EXERCISE REQUIREMENTS ▸ Starting with the first line of the listing, quote each line exactly until and including the one with "import plotly.graph_objects as go", leaving pictures out.
Start of DATA
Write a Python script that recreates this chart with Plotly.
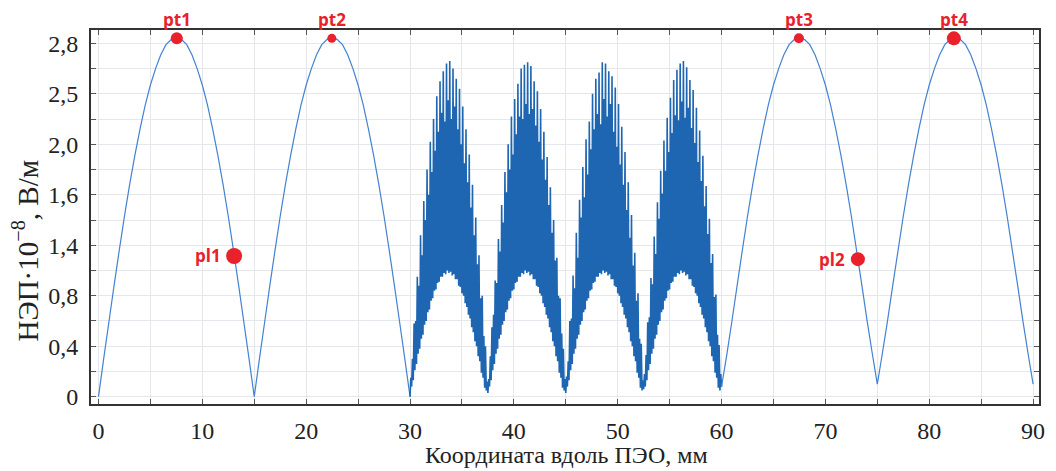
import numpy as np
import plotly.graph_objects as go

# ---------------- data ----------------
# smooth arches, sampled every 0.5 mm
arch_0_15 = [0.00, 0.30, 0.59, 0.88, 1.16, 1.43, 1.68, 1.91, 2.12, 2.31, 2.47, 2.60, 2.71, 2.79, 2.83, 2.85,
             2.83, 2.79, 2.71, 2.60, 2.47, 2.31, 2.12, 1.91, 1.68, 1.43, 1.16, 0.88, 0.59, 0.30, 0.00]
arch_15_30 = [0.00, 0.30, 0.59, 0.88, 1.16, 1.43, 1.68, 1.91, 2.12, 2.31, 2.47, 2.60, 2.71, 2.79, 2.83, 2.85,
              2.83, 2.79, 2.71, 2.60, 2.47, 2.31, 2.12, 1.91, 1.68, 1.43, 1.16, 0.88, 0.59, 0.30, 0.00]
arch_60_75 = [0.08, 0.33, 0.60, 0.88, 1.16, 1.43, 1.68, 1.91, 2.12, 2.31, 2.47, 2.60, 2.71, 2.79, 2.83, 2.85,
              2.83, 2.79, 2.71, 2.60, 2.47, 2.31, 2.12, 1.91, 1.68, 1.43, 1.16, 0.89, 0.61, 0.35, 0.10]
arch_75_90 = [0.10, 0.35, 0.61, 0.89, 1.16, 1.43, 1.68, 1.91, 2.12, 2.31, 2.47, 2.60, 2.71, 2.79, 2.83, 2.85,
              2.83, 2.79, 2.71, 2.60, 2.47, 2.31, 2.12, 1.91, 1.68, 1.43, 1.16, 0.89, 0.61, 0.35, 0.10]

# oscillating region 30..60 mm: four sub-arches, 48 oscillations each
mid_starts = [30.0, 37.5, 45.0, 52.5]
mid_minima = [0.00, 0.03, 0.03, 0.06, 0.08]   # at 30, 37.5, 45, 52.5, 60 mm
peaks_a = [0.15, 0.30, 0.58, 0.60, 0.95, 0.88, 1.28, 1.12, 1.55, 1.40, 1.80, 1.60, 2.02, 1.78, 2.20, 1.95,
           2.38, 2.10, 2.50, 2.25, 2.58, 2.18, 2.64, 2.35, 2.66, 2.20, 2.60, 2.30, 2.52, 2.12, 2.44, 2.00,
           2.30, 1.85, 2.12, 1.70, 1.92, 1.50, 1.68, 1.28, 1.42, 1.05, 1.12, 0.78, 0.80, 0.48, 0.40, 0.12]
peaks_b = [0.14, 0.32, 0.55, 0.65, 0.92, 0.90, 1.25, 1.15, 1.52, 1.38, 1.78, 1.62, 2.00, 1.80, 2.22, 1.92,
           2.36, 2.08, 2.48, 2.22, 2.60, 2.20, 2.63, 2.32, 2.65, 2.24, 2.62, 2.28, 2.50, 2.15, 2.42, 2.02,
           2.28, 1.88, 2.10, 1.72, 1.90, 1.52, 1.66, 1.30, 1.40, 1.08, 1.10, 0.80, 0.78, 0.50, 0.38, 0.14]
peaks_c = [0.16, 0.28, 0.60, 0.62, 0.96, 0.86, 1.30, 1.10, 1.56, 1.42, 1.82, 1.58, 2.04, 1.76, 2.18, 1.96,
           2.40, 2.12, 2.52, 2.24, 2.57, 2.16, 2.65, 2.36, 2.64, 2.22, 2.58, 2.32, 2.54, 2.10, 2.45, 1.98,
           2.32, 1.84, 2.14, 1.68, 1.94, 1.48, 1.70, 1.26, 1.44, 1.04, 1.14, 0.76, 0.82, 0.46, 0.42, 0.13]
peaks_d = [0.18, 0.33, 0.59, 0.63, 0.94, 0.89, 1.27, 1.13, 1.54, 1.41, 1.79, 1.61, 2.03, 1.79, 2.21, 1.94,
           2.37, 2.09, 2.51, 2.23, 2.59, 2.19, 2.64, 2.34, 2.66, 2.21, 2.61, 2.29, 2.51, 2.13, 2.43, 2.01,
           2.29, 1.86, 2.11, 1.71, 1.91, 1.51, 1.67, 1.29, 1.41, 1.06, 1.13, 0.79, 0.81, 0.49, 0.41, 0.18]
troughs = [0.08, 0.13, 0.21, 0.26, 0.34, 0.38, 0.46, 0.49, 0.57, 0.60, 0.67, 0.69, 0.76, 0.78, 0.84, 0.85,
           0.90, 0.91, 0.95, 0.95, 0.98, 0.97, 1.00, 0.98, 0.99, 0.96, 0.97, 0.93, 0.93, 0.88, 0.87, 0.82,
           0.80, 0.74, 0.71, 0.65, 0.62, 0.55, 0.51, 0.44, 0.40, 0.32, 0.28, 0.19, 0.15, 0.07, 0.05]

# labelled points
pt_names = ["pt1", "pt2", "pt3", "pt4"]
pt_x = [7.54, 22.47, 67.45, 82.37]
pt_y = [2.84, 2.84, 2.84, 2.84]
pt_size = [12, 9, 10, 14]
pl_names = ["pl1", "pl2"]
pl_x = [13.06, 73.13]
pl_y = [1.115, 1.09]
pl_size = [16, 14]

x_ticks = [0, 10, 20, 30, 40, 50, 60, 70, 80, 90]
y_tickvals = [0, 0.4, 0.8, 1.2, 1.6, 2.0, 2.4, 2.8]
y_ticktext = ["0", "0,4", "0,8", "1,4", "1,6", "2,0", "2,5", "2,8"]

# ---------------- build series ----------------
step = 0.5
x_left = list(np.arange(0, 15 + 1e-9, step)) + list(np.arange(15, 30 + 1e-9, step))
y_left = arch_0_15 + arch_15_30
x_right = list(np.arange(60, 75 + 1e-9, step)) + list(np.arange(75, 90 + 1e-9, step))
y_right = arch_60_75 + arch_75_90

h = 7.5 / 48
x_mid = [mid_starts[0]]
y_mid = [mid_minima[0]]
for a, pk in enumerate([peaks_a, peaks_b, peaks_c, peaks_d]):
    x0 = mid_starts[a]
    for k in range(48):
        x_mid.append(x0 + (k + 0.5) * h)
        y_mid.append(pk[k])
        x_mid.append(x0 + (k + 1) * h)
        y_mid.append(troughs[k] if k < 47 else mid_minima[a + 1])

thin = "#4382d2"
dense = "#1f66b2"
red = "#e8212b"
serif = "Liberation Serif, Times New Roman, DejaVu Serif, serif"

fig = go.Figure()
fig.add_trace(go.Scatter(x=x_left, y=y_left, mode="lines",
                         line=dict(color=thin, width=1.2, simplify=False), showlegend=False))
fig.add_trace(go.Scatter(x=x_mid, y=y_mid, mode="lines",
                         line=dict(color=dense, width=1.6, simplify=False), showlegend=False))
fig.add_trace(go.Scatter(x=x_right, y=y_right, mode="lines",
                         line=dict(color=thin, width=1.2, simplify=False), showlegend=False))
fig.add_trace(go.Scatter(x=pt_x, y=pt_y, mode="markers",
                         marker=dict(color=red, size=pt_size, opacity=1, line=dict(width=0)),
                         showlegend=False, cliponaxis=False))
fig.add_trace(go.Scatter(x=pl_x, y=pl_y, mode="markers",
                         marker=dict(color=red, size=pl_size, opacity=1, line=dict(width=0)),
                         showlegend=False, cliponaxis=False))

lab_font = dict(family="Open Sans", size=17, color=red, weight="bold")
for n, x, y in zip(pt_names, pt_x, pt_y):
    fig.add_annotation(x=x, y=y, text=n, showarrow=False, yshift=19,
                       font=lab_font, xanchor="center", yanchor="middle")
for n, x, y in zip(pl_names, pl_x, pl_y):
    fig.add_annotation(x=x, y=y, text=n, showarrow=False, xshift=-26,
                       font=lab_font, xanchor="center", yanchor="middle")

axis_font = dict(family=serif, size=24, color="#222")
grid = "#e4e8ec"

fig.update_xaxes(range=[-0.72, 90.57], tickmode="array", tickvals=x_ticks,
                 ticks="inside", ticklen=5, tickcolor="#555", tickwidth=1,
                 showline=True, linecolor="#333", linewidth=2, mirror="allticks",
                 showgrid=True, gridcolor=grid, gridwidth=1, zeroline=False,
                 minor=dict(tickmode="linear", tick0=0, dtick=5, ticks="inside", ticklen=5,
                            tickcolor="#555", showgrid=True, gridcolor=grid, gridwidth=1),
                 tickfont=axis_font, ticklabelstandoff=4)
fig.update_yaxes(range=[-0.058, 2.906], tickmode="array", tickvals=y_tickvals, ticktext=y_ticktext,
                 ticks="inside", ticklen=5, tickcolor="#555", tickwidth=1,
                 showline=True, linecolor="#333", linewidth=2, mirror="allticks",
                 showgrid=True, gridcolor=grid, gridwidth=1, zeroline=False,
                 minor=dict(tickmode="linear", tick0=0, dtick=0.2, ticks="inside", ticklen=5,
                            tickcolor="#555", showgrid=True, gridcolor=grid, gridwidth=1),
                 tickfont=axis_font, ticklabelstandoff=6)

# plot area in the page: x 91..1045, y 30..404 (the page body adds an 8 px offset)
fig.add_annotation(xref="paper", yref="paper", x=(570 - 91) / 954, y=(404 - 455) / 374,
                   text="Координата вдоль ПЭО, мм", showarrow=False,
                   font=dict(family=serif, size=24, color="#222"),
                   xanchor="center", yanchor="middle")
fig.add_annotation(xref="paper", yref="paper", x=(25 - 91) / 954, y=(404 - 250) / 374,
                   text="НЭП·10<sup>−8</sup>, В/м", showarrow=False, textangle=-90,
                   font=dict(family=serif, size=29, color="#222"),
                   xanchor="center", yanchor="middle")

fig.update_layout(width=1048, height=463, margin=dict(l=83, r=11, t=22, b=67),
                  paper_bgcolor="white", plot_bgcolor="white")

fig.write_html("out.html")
End of DATA
REPLY ▸
Write a Python script that recreates this chart with Plotly.
import numpy as np
import plotly.graph_objects as go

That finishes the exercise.